Earlier this week, Warner Music Group received some very unsettling and possibly damaging news. A humungous class-action lawsuit was approved by a federal judge in New York. The worst part is that the lawsuit involves over 3,000 interns who worked with WMG who filed it last June. The lawsuit accuses Warner Music Group of violating the minimum wage requirements, breaching the overtime requirements, and infringing the Fair Labor Standard Act.
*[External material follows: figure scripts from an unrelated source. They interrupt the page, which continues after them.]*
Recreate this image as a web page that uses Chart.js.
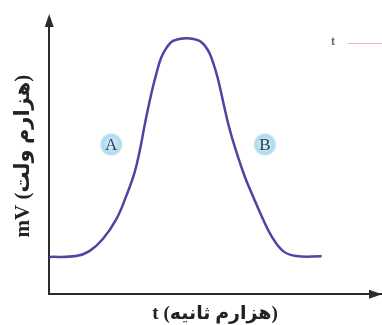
<!DOCTYPE html>
<html>
<head>
    <meta charset="utf-8">
    <title>mV - t</title>
    <script src="https://cdn.jsdelivr.net/npm/chart.js"></script>
    <style>
        html, body { margin: 0; padding: 0; background: #fff; }
        #box { width: 382px; height: 325px; }
    </style>
</head>
<body>
    <div id="box"><canvas id="curveChart"></canvas></div>
    <script>
        // curve (t, mV) in arbitrary units 0..100
        var timeValues = [0, 8.1, 12.1, 16.1, 20.2, 23.2, 25.7, 27.3, 29, 30.7, 32.2, 33.7, 35.3, 37.3, 41.3,
            45.3, 47.8, 49.3, 50.8, 52.4, 54.1, 56.2, 58.9, 61.4, 64, 67, 70.5, 74.5, 82.1];
        var voltValues = [13.5, 13.8, 15.6, 19.9, 27.1, 35.5, 43.9, 52, 62.6, 72.2, 79.4, 85.5, 89.1, 91.7, 92.7,
            91.7, 88.4, 84.2, 78.2, 69.8, 61, 52.3, 42.7, 35.5, 28.3, 21, 15.6, 13.8, 13.7];

        var phaseLabels = ["A", "B"];
        var phaseX = [18.7, 65];
        var phaseY = [54.2, 54.2];

        var xTitle = "t (هزارم ثانیه)";
        var yTitle = "mV (هزارم ولت)";

        var points = [];
        for (var i = 0; i < timeValues.length; i++) {
            points.push({ x: timeValues[i], y: voltValues[i] });
        }

        var axisColor = "#2b2b2b";
        var titleFont = "'Liberation Serif', 'DejaVu Sans'";

        // arrows at the end of both axes, A/B markers, stray mark top right
        var extras = {
            id: "extras",
            afterDraw: function (chart) {
                var ctx = chart.ctx;
                var area = chart.chartArea;
                var xs = chart.scales.x, ys = chart.scales.y;
                ctx.save();
                ctx.fillStyle = axisColor;
                // y arrow
                ctx.beginPath();
                ctx.moveTo(area.left, area.top - 4);
                ctx.lineTo(area.left - 4.5, area.top + 9);
                ctx.lineTo(area.left + 4.5, area.top + 9);
                ctx.closePath();
                ctx.fill();
                // x arrow
                ctx.beginPath();
                ctx.moveTo(area.right + 1, area.bottom);
                ctx.lineTo(area.right - 12, area.bottom - 4.5);
                ctx.lineTo(area.right - 12, area.bottom + 4.5);
                ctx.closePath();
                ctx.fill();

                for (var k = 0; k < phaseLabels.length; k++) {
                    var px = xs.getPixelForValue(phaseX[k]);
                    var py = ys.getPixelForValue(phaseY[k]);
                    var g = ctx.createRadialGradient(px, py, 2, px, py, 12);
                    g.addColorStop(0, "#d3edf8");
                    g.addColorStop(0.75, "#acdaee");
                    g.addColorStop(1, "rgba(172,218,238,0)");
                    ctx.fillStyle = g;
                    ctx.beginPath();
                    ctx.arc(px, py, 12, 0, Math.PI * 2);
                    ctx.fill();
                    ctx.fillStyle = "#2a434f";
                    ctx.font = "17px 'Liberation Serif'";
                    ctx.textAlign = "center";
                    ctx.textBaseline = "middle";
                    ctx.fillText(phaseLabels[k], px, py + 1);
                }

                ctx.fillStyle = "#666";
                ctx.font = "bold 12px 'Liberation Serif'";
                ctx.fillText("t", 333, 42);
                ctx.strokeStyle = "#f2b3c0";
                ctx.lineWidth = 1;
                ctx.beginPath();
                ctx.moveTo(348, 43.5);
                ctx.lineTo(382, 43.5);
                ctx.stroke();
                ctx.restore();
            }
        };

        new Chart("curveChart", {
            type: "line",
            data: {
                datasets: [{
                    data: points,
                    borderColor: "#4a46a2",
                    borderWidth: 2.5,
                    pointRadius: 0,
                    fill: false,
                    tension: 0.4
                }]
            },
            options: {
                responsive: true,
                maintainAspectRatio: false,
                animation: false,
                events: [],
                layout: { padding: { left: 11, top: 18, right: 1, bottom: 0 } },
                plugins: { legend: { display: false }, tooltip: { enabled: false } },
                scales: {
                    x: {
                        type: "linear", min: 0, max: 100,
                        grid: { display: false },
                        ticks: { display: false },
                        border: { color: axisColor, width: 2 },
                        title: {
                            display: true, text: xTitle, color: "#222",
                            font: { family: titleFont, size: 19, weight: "bold" },
                            padding: { top: 0, bottom: 0 }
                        }
                    },
                    y: {
                        type: "linear", min: 0, max: 100,
                        grid: { display: false },
                        ticks: { display: false },
                        border: { color: axisColor, width: 2 },
                        title: {
                            display: true, text: yTitle, color: "#222",
                            font: { family: titleFont, size: 21, weight: "bold" },
                            padding: { top: 0, bottom: 5 }
                        }
                    }
                }
            },
            plugins: [extras]
        });
    </script>
</body>
</html>
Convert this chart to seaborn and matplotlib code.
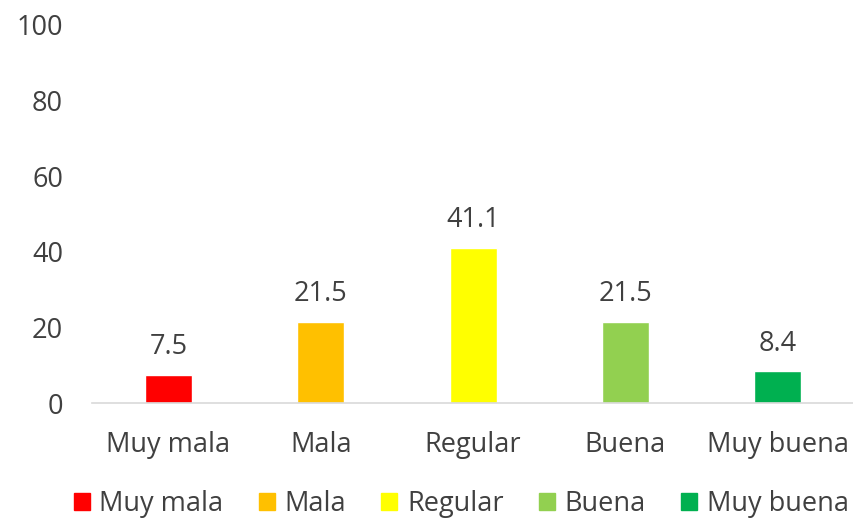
import matplotlib
matplotlib.use("Agg")
import matplotlib.pyplot as plt
import seaborn as sns
import pandas as pd
from matplotlib.patches import Patch

categorias = ["Muy mala", "Mala", "Regular", "Buena", "Muy buena"]
porcentajes = [7.5, 21.5, 41.1, 21.5, 8.4]
colores = ["#FF0000", "#FFC000", "#FFFF00", "#92D050", "#00B050"]
y_ticks = [0, 20, 40, 60, 80, 100]

sns.set_style("white")
plt.rcParams["font.family"] = ["Open Sans", "DejaVu Sans"]

df = pd.DataFrame({"categoria": categorias, "valor": porcentajes})

fig = plt.figure(figsize=(8.54, 5.19), dpi=100)
ax = fig.add_axes([0.108, 0.2235, 0.892, 0.7285])
sns.barplot(data=df, x="categoria", y="valor", hue="categoria",
            palette=colores, width=0.31, legend=False, ax=ax, saturation=1)

for i, v in enumerate(porcentajes):
    ax.text(i, v + 3.5, f"{v:.1f}", ha="center", va="bottom", fontsize=19.5, color="#404040")

ax.set_ylim(0, 100)
ax.set_yticks(y_ticks)
ax.set_xlabel("")
ax.set_ylabel("")
ax.tick_params(axis="both", labelsize=19.5, colors="#404040", length=0)
ax.tick_params(axis="x", pad=20)
ax.tick_params(axis="y", pad=21)
for s in ["top", "right", "left"]:
    ax.spines[s].set_visible(False)
ax.spines["bottom"].set_color("#D9D9D9")
ax.spines["bottom"].set_linewidth(1.2)

handles = [Patch(facecolor=c, edgecolor=c) for c in colores]
fig.legend(handles, categorias, loc="lower center", bbox_to_anchor=(0.54, -0.045),
           ncol=5, frameon=False, fontsize=19.5, handlelength=0.6, handleheight=0.6,
           columnspacing=1.3, handletextpad=0.35, labelcolor="#404040")

fig.savefig("out.png", dpi=100)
Ex-intern Kyle Grant sparked the lawsuit and continues to call out Warner Music Group for a variety of abuses he and over 3,000 colleagues allegedly faced while volunteering for them with intern positions. The lawsuit is also claiming that the interns working in most of the subsidiaries of WMG were subject to tedious coffee and lunch runs for paid employees. Although a coffee run here and there is not an evil thing to ask an intern to do, that’s not what an intern is solely for. According to federal law, an internship must meet “educational and vocational” standards for volunteers. The complaint alleges several unprofessional odd-jobs that went overboard in the following statement:
“During the Plaintiffs term of employment, his duties primarily consisted of answering telephones, making photocopies, making deliveries, creating lists, preparing coffee, getting lunch for paid employees, running personal errands for paid employees, and other similar duties. Defendants did not provide academic or vocational training to Plaintiff members of the putative collective.”
If you want to know more about the formal complaint and lawsuit, check it out here. Warner Music Group faces one of the biggest problems and if things go south, they will have to make major administrative changes, change intern-employment policies, and lose millions of dollars in the process.